- [SUPPLIED MATERIAL]
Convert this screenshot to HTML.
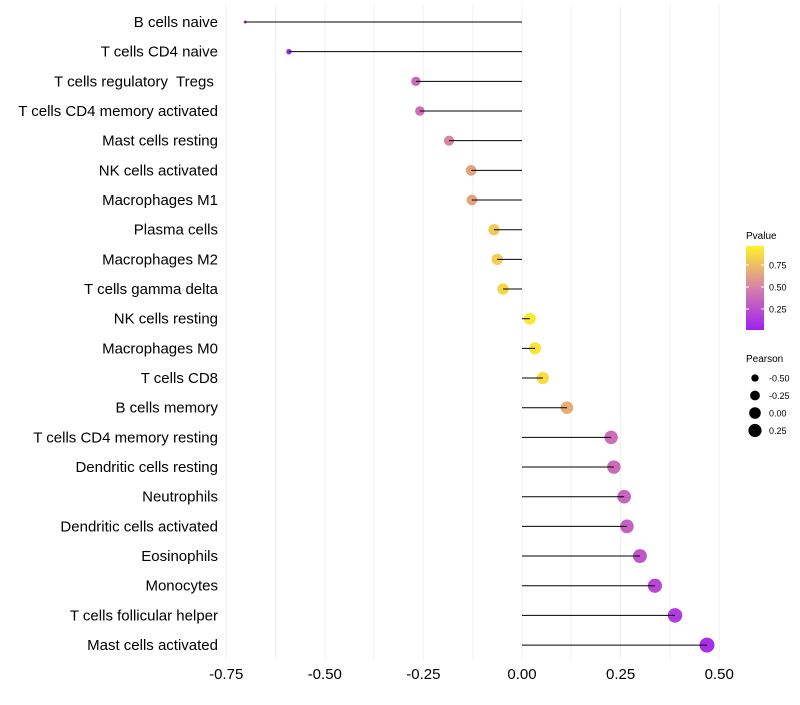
<!DOCTYPE html>
<html><head><meta charset="utf-8"><style>
body{margin:0;background:#fff;font-family:"Liberation Sans",sans-serif}
text{white-space:pre}
</style></head><body>
<svg id="c" width="800" height="700" xmlns="http://www.w3.org/2000/svg"></svg>
<script>
const categories=["B cells naive","T cells CD4 naive","T cells regulatory  Tregs ","T cells CD4 memory activated","Mast cells resting","NK cells activated","Macrophages M1","Plasma cells","Macrophages M2","T cells gamma delta","NK cells resting","Macrophages M0","T cells CD8","B cells memory","T cells CD4 memory resting","Dendritic cells resting","Neutrophils","Dendritic cells activated","Eosinophils","Monocytes","T cells follicular helper","Mast cells activated"];
const pearson=[-0.702,-0.591,-0.269,-0.259,-0.185,-0.129,-0.127,-0.071,-0.063,-0.048,0.020,0.033,0.053,0.114,0.226,0.233,0.259,0.266,0.299,0.337,0.388,0.469];
const pvalue=[0.01,0.02,0.38,0.4,0.52,0.66,0.66,0.82,0.84,0.88,0.96,0.93,0.9,0.7,0.4,0.39,0.36,0.34,0.28,0.2,0.15,0.08];
const xTicks=[-0.75,-0.5,-0.25,0,0.25,0.5];
const xTickLabels=["-0.75","-0.50","-0.25","0.00","0.25","0.50"];
const pTicks=[0.25,0.5,0.75];
const sizeTicks=[-0.5,-0.25,0,0.25];
const svg=document.getElementById('c');
const NS="http://www.w3.org/2000/svg";
function mk(t,a,p){const e=document.createElementNS(NS,t);for(const k in a)e.setAttribute(k,a[k]);(p||svg).appendChild(e);return e;}
const x=v=>522+v*394.4;
const y=i=>22+i*29.67;
const rad=v=>Math.sqrt(Math.max(1.5,34.6+46.2*v));
function lerp(a,b,t){return a.map((c,i)=>Math.round(c+(b[i]-c)*t));}
function col(p){const s=[[160,32,240],[214,128,170],[255,242,40]];let t=Math.max(0,Math.min(1,p));let c=t<0.5?lerp(s[0],s[1],t/0.5):lerp(s[1],s[2],(t-0.5)/0.5);return `rgb(${c})`;}
for(let v=-0.75;v<=0.5001;v+=0.125){const g=mk('line',{x1:x(v),x2:x(v),y1:5,y2:660,stroke:'#f0f0f0','stroke-width':1});
}
xTicks.forEach((v,i)=>{const t=mk('text',{x:x(v),y:679,'text-anchor':'middle','font-size':15,fill:'#000'});t.textContent=xTickLabels[i];
});
categories.forEach((c,i)=>{
const t=mk('text',{x:218,y:y(i)+5,'text-anchor':'end','font-size':15,fill:'#000'});t.textContent=c;

const p=mk('circle',{cx:x(pearson[i]),cy:y(i),r:rad(pearson[i]),fill:col(pvalue[i])});

const l=mk('line',{x1:x(0),x2:x(pearson[i]),y1:y(i),y2:y(i),stroke:'#000','stroke-width':1});

});
const lt=mk('text',{x:746,y:239,'font-size':10});lt.textContent='Pvalue';

const defs=mk('defs',{});const gr=mk('linearGradient',{id:'g',x1:0,y1:1,x2:0,y2:0},defs);
[0,0.25,0.5,0.75,1].forEach(o=>mk('stop',{offset:o,'stop-color':col(o)},gr));
const cb=mk('rect',{x:746,y:246,width:18,height:84,fill:'url(#g)'});

const py=p=>330-(p-0.011)/0.955*84;
pTicks.forEach(p=>{mk('line',{x1:746,x2:749,y1:py(p),y2:py(p),stroke:'#fff'});mk('line',{x1:761,x2:764,y1:py(p),y2:py(p),stroke:'#fff'});
const t=mk('text',{x:769,y:py(p)+3.5,'font-size':9});t.textContent=p.toFixed(2);
});
const st=mk('text',{x:746,y:362,'font-size':10});st.textContent='Pearson';

sizeTicks.forEach((v,i)=>{const yy=378+i*17.5;const c=mk('circle',{cx:755,cy:yy,r:rad(v)*0.85+0.8,fill:'#000'});

const t=mk('text',{x:769,y:yy+3.5,'font-size':9});t.textContent=v.toFixed(2);
});
</script>
</body></html>
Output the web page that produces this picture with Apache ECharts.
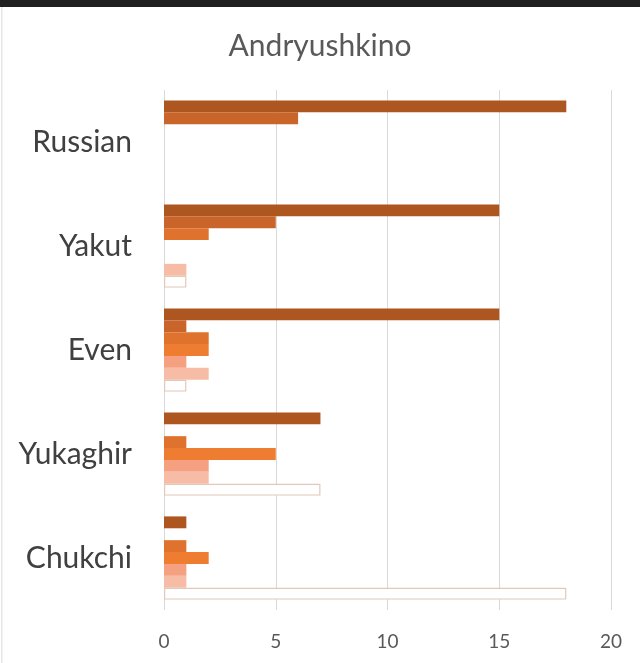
<!DOCTYPE html>
<html>
<head>
<meta charset="utf-8">
<title>Andryushkino</title>
<script src="https://cdn.jsdelivr.net/npm/echarts@6/dist/echarts.min.js"></script>
<style>
  html, body { margin: 0; padding: 0; background: #ffffff; }
  #chart { width: 640px; height: 663px; }
</style>
</head>
<body>
<div id="chart"></div>
<script>
// Languages (rows, top to bottom)
const categories = ['Russian', 'Yakut', 'Even', 'Yukaghir', 'Chukchi'];

// Seven response groups, drawn top to bottom inside each row
const seriesNames = ['Group 1', 'Group 2', 'Group 3', 'Group 4', 'Group 5', 'Group 6', 'Group 7'];
const group1 = [18, 15, 15, 7, 1];
const group2 = [6, 5, 1, 0, 0];
const group3 = [0, 2, 2, 1, 1];
const group4 = [0, 0, 2, 5, 2];
const group5 = [0, 0, 1, 2, 1];
const group6 = [0, 1, 2, 2, 1];
const group7 = [0, 1, 1, 7, 18];
const seriesValues = [group1, group2, group3, group4, group5, group6, group7];

const xTicks = [0, 5, 10, 15, 20];

const fills = ['#AE5620', '#C9642A', '#DF722C', '#EE7D31', '#F4A081', '#F6BCA5', '#FFFFFF'];
const borders = [null, null, null, null, null, null, '#E2C8B8'];

const chart = echarts.init(document.getElementById('chart'), null, { renderer: 'canvas' });

const series = seriesValues.map((vals, i) => ({
  name: seriesNames[i],
  type: 'bar',
  // empty cells get no outline so nothing shows at zero
  data: vals.map(v => (v === 0 ? { value: v, itemStyle: { borderWidth: 0 } } : v)),
  barGap: '0%',
  barCategoryGap: '20%',
  itemStyle: {
    color: fills[i],
    borderColor: borders[i] || fills[i],
    borderWidth: borders[i] ? 1.2 : 0
  },
  emphasis: { disabled: true }
}));

chart.setOption({
  animation: false,
  backgroundColor: '#ffffff',
  textStyle: { fontFamily: 'Lato' },
  title: {
    text: 'Andryushkino',
    left: 'center',
    top: 26,
    textStyle: { fontFamily: 'Lato', fontSize: 30, fontWeight: 'normal', color: '#595959' }
  },
  grid: { left: 164, right: 29, top: 90, bottom: 53, containLabel: false },
  xAxis: {
    type: 'value',
    min: xTicks[0],
    max: xTicks[xTicks.length - 1],
    interval: xTicks[1] - xTicks[0],
    axisLine: { show: false },
    axisTick: { show: false },
    axisLabel: { fontFamily: 'Lato', fontSize: 19, color: '#595959', margin: 22 },
    splitLine: { show: true, lineStyle: { color: '#D9D9D9', width: 1 } }
  },
  yAxis: {
    type: 'category',
    inverse: true,
    data: categories,
    axisLine: { show: false },
    axisTick: { show: false },
    axisLabel: { fontFamily: 'Lato', fontSize: 30, color: '#404040', margin: 32 }
  },
  graphic: [
    { type: 'rect', left: 0, top: 0, shape: { width: 640, height: 7 }, style: { fill: '#202020' }, silent: true },
    { type: 'rect', left: 1, top: 7, shape: { width: 1.5, height: 656 }, style: { fill: '#E6E6E6' }, silent: true }
  ],
  series: series
});
</script>
</body>
</html>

- [STATED EXERCISE]
Give back each entry exactly as it appears, with no pictures.

- [CORRECT RESULT]
Convert this screenshot to HTML.
<!DOCTYPE html>
<html><head><meta charset="utf-8"><style>
body{margin:0;background:#fff;font-family:"Liberation Sans",sans-serif}
text{white-space:pre}
</style></head><body>
<svg id="c" width="800" height="700" xmlns="http://www.w3.org/2000/svg"></svg>
<script>
const categories=["B cells naive","T cells CD4 naive","T cells regulatory  Tregs ","T cells CD4 memory activated","Mast cells resting","NK cells activated","Macrophages M1","Plasma cells","Macrophages M2","T cells gamma delta","NK cells resting","Macrophages M0","T cells CD8","B cells memory","T cells CD4 memory resting","Dendritic cells resting","Neutrophils","Dendritic cells activated","Eosinophils","Monocytes","T cells follicular helper","Mast cells activated"];
const pearson=[-0.702,-0.591,-0.269,-0.259,-0.185,-0.129,-0.127,-0.071,-0.063,-0.048,0.020,0.033,0.053,0.114,0.226,0.233,0.259,0.266,0.299,0.337,0.388,0.469];
const pvalue=[0.01,0.02,0.38,0.4,0.52,0.66,0.66,0.82,0.84,0.88,0.96,0.93,0.9,0.7,0.4,0.39,0.36,0.34,0.28,0.2,0.15,0.08];
const xTicks=[-0.75,-0.5,-0.25,0,0.25,0.5];
const xTickLabels=["-0.75","-0.50","-0.25","0.00","0.25","0.50"];
const pTicks=[0.25,0.5,0.75];
const sizeTicks=[-0.5,-0.25,0,0.25];
const svg=document.getElementById('c');
const NS="http://www.w3.org/2000/svg";
function mk(t,a,p){const e=document.createElementNS(NS,t);for(const k in a)e.setAttribute(k,a[k]);(p||svg).appendChild(e);return e;}
const x=v=>522+v*394.4;
const y=i=>22+i*29.67;
const rad=v=>Math.sqrt(Math.max(1.5,34.6+46.2*v));
function lerp(a,b,t){return a.map((c,i)=>Math.round(c+(b[i]-c)*t));}
function col(p){const s=[[160,32,240],[214,128,170],[255,242,40]];let t=Math.max(0,Math.min(1,p));let c=t<0.5?lerp(s[0],s[1],t/0.5):lerp(s[1],s[2],(t-0.5)/0.5);return `rgb(${c})`;}
for(let v=-0.75;v<=0.5001;v+=0.125){const g=mk('line',{x1:x(v),x2:x(v),y1:5,y2:660,stroke:'#f0f0f0','stroke-width':1});
}
xTicks.forEach((v,i)=>{const t=mk('text',{x:x(v),y:679,'text-anchor':'middle','font-size':15,fill:'#000'});t.textContent=xTickLabels[i];
});
categories.forEach((c,i)=>{
const t=mk('text',{x:218,y:y(i)+5,'text-anchor':'end','font-size':15,fill:'#000'});t.textContent=c;

const p=mk('circle',{cx:x(pearson[i]),cy:y(i),r:rad(pearson[i]),fill:col(pvalue[i])});

const l=mk('line',{x1:x(0),x2:x(pearson[i]),y1:y(i),y2:y(i),stroke:'#000','stroke-width':1});

});
const lt=mk('text',{x:746,y:239,'font-size':10});lt.textContent='Pvalue';

const defs=mk('defs',{});const gr=mk('linearGradient',{id:'g',x1:0,y1:1,x2:0,y2:0},defs);
[0,0.25,0.5,0.75,1].forEach(o=>mk('stop',{offset:o,'stop-color':col(o)},gr));
const cb=mk('rect',{x:746,y:246,width:18,height:84,fill:'url(#g)'});

const py=p=>330-(p-0.011)/0.955*84;
pTicks.forEach(p=>{mk('line',{x1:746,x2:749,y1:py(p),y2:py(p),stroke:'#fff'});mk('line',{x1:761,x2:764,y1:py(p),y2:py(p),stroke:'#fff'});
const t=mk('text',{x:769,y:py(p)+3.5,'font-size':9});t.textContent=p.toFixed(2);
});
const st=mk('text',{x:746,y:362,'font-size':10});st.textContent='Pearson';

sizeTicks.forEach((v,i)=>{const yy=378+i*17.5;const c=mk('circle',{cx:755,cy:yy,r:rad(v)*0.85+0.8,fill:'#000'});

const t=mk('text',{x:769,y:yy+3.5,'font-size':9});t.textContent=v.toFixed(2);
});
</script>
</body></html>
Output the web page that produces this picture with Apache ECharts.
<!DOCTYPE html>
<html>
<head>
<meta charset="utf-8">
<title>Andryushkino</title>
<script src="https://cdn.jsdelivr.net/npm/echarts@6/dist/echarts.min.js"></script>
<style>
  html, body { margin: 0; padding: 0; background: #ffffff; }
  #chart { width: 640px; height: 663px; }
</style>
</head>
<body>
<div id="chart"></div>
<script>
// Languages (rows, top to bottom)
const categories = ['Russian', 'Yakut', 'Even', 'Yukaghir', 'Chukchi'];

// Seven response groups, drawn top to bottom inside each row
const seriesNames = ['Group 1', 'Group 2', 'Group 3', 'Group 4', 'Group 5', 'Group 6', 'Group 7'];
const group1 = [18, 15, 15, 7, 1];
const group2 = [6, 5, 1, 0, 0];
const group3 = [0, 2, 2, 1, 1];
const group4 = [0, 0, 2, 5, 2];
const group5 = [0, 0, 1, 2, 1];
const group6 = [0, 1, 2, 2, 1];
const group7 = [0, 1, 1, 7, 18];
const seriesValues = [group1, group2, group3, group4, group5, group6, group7];

const xTicks = [0, 5, 10, 15, 20];

const fills = ['#AE5620', '#C9642A', '#DF722C', '#EE7D31', '#F4A081', '#F6BCA5', '#FFFFFF'];
const borders = [null, null, null, null, null, null, '#E2C8B8'];

const chart = echarts.init(document.getElementById('chart'), null, { renderer: 'canvas' });

const series = seriesValues.map((vals, i) => ({
  name: seriesNames[i],
  type: 'bar',
  // empty cells get no outline so nothing shows at zero
  data: vals.map(v => (v === 0 ? { value: v, itemStyle: { borderWidth: 0 } } : v)),
  barGap: '0%',
  barCategoryGap: '20%',
  itemStyle: {
    color: fills[i],
    borderColor: borders[i] || fills[i],
    borderWidth: borders[i] ? 1.2 : 0
  },
  emphasis: { disabled: true }
}));

chart.setOption({
  animation: false,
  backgroundColor: '#ffffff',
  textStyle: { fontFamily: 'Lato' },
  title: {
    text: 'Andryushkino',
    left: 'center',
    top: 26,
    textStyle: { fontFamily: 'Lato', fontSize: 30, fontWeight: 'normal', color: '#595959' }
  },
  grid: { left: 164, right: 29, top: 90, bottom: 53, containLabel: false },
  xAxis: {
    type: 'value',
    min: xTicks[0],
    max: xTicks[xTicks.length - 1],
    interval: xTicks[1] - xTicks[0],
    axisLine: { show: false },
    axisTick: { show: false },
    axisLabel: { fontFamily: 'Lato', fontSize: 19, color: '#595959', margin: 22 },
    splitLine: { show: true, lineStyle: { color: '#D9D9D9', width: 1 } }
  },
  yAxis: {
    type: 'category',
    inverse: true,
    data: categories,
    axisLine: { show: false },
    axisTick: { show: false },
    axisLabel: { fontFamily: 'Lato', fontSize: 30, color: '#404040', margin: 32 }
  },
  graphic: [
    { type: 'rect', left: 0, top: 0, shape: { width: 640, height: 7 }, style: { fill: '#202020' }, silent: true },
    { type: 'rect', left: 1, top: 7, shape: { width: 1.5, height: 656 }, style: { fill: '#E6E6E6' }, silent: true }
  ],
  series: series
});
</script>
</body>
</html>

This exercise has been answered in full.